I am running an Amazon like S3a endpoint (i.e. not within AWS) and while I can run "hadoop fs" and "distcp" successfully, it seems as though HIVE completely ignores the endpoint. I made the s3a settings in core-site.xml and i've tried in hdfs-site.xml with no luck.
Specifically i'm using the horton sandbox download, so i'm not sure if it's an issue with that.
Has anyone got suggestions on where to look?
Please see these articles which describe how to use Hive and S3. Also - the HDC (Hortonworks Data Cloud) offering with Amazon includes more advanced S3 connectivity capability
"HDC and S3":
"Using AWS S3 as the Hive warehouse":
Thank you, very useful links for when I get the target working. Right now I have a more basic issue in that it's not honoring the s3a endpoint in the core-site. As I mentioned, distcp and hadoop fs are finding my s3a endpoint but HIVE is ignoring it.
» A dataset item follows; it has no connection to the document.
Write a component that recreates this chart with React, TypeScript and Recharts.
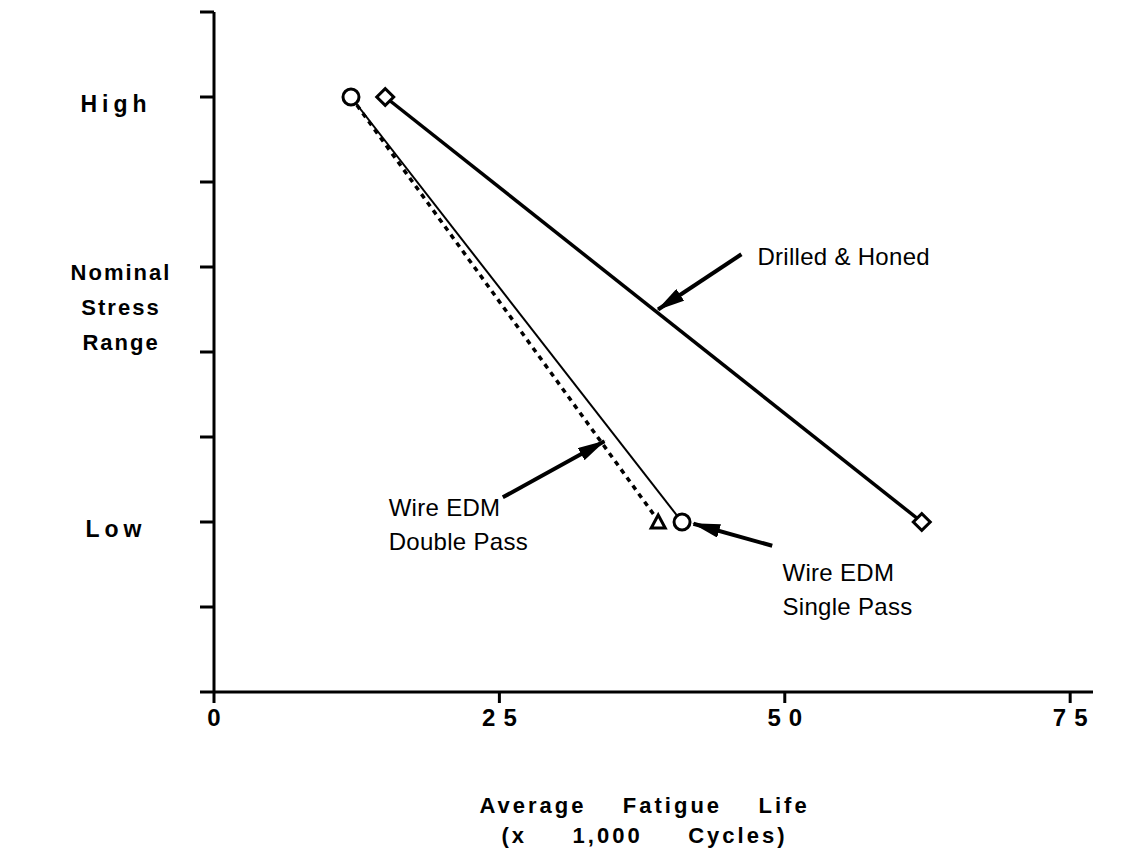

I tried editing the endpoint into hive-core but ambari said the field was already defined elsewhere, i.e. core.
Any further thoughts to make hive wake up?
Above issue is observed cause of https://issues.apache.org/jira/browse/HIVE-20386. Refer bug for more details.
As a workaround you can try below methods :
Method 1 : Set below config in core-site.xml
fs.s3a.bucket.<bucket_name>.security.credential.provider.path =<jceks_file_path> #Replace <bucket_name> and <jceks_file_path> accordingly.
Method 2 : Set below configs in core-site.xml
fs.s3a.bucket.<bucket_name>.access.key =<s3a access key> fs.s3a.bucket.<bucket_name>.secret.key =<s3a secret key> #Replace <bucket_name> accordingly.
Let us know if the resolution works.